Antoine Levi gallery presents the first solo exhibition of the artist who describes people in their everyday cosmetics activities; through make up, dressing, hairstyling or fitting.
It doesn’t only show the excess through the eyeshadows, and the hair bleaching, but also all the furniture props with flowery or bright coloured wallpapers, hangings, and golden wooden frames; everything within a continuity of style with the bodies and their finery.
The pictorial approach to the theme is strong, with references to Ingres, the caravagesque light- contrasts, the research of the postures and bodily attitudes, which remind us the Manet approach towards the theme of embellishment (“the satin corset is probably the nude of our times?”) and “praise of make up”.

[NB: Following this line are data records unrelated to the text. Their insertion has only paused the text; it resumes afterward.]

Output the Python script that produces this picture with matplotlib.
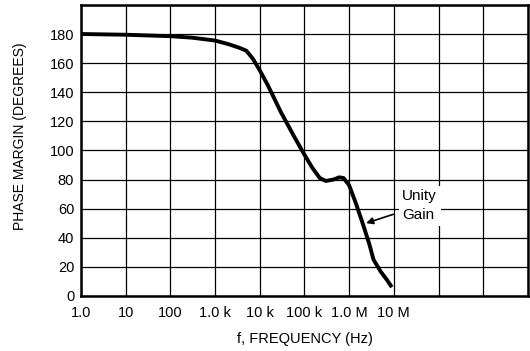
import matplotlib
matplotlib.use('Agg')
import matplotlib.pyplot as plt

plt.rcParams['font.family'] = ['Liberation Sans', 'DejaVu Sans']

# phase margin curve
freq_hz = [1.0, 10, 100, 300, 1.0e3, 2.0e3, 3.5e3, 5.0e3, 7.0e3, 1.0e4, 1.5e4,
           3.0e4, 6.0e4, 1.0e5, 1.5e5, 2.2e5, 3.0e5, 4.5e5, 6.0e5, 7.5e5,
           1.0e6, 1.4e6, 2.0e6, 2.8e6, 3.5e6, 5.0e6, 7.0e6, 9.0e6]
phase_deg = [180, 179.5, 178.5, 177.5, 175.5, 173, 170.5, 168.5, 163, 155, 145,
             126, 109, 97, 88, 81, 79, 80, 81.5, 81,
             76, 64, 50, 36, 25, 17, 11, 6]
tick_freqs = [1, 10, 100, 1e3, 1e4, 1e5, 1e6, 1e7, 1e8, 1e9, 1e10]
tick_labels = ['1.0', '10', '100', '1.0 k', '10 k', '100 k', '1.0 M', '10 M', '', '', '']
y_ticks = list(range(0, 201, 20))
y_labels = [str(v) for v in range(0, 181, 20)] + ['']

fig = plt.figure(figsize=(5.30, 3.51), dpi=100)
ax = fig.add_axes([0.153, 0.157, 0.843, 0.829])

ax.plot(freq_hz, phase_deg, color='black', lw=2.8, solid_capstyle='butt',
        solid_joinstyle='round')
ax.set_xscale('log')
ax.set_xlim(1, 1e10)
ax.set_ylim(0, 200)
ax.set_xticks(tick_freqs)
ax.set_xticklabels(tick_labels)
ax.minorticks_off()
ax.set_yticks(y_ticks)
ax.set_yticklabels(y_labels)
ax.grid(True, color='black', lw=0.9)
ax.tick_params(axis='x', length=0, labelsize=10.5, pad=7)
ax.tick_params(axis='y', length=0, labelsize=10.5, pad=5)
for s in ax.spines.values():
    s.set_linewidth(1.8)

ax.set_xlabel('f, FREQUENCY (Hz)', fontsize=10.5, labelpad=9)
ax.set_ylabel('PHASE MARGIN (DEGREES)', fontsize=10)
ax.yaxis.set_label_coords(-0.12, 0.55)

ax.annotate('Unity\nGain', xy=(2.4e6, 50), xytext=(1.55e7, 62),
            fontsize=11, ha='left', va='center', linespacing=1.4,
            bbox=dict(boxstyle='square,pad=0.25', fc='white', ec='none'),
            arrowprops=dict(arrowstyle='-|>', color='black', lw=1.2,
                            mutation_scale=10, shrinkA=4, shrinkB=0))

fig.savefig('out.png', dpi=100)
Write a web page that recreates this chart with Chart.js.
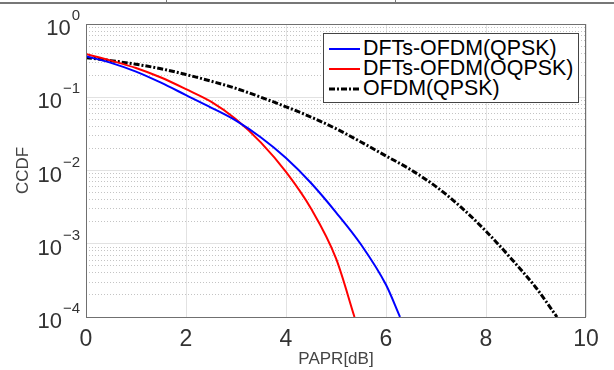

© Lisetta Carmi, Courtesy Martini & Ronchetti, Genova and Antoine Levi, Paris. Photographs: Aurélien Mole
What is documented doesn’t fall under sexuality but represents a variation around the pattern of “Venus in Front of the Mirror” and all its’ cosmetic paraphernalia.
“Below the mantle” deals with an erotical depiction of the body as a matter of underwear, a subtle stratification of cosmetic and clothing trends.
Lisetta Carmi’s photographs are without a doubt connected to this lode, however through a singular reconfiguration.
The makeup artifice concerns, in this series, the men-world: Where Rubens and Titian were covering the fleshes of their nymphs or the other Venus, with brushstrokes here, the artificial embellishment plays with the beards and gluteal hairs.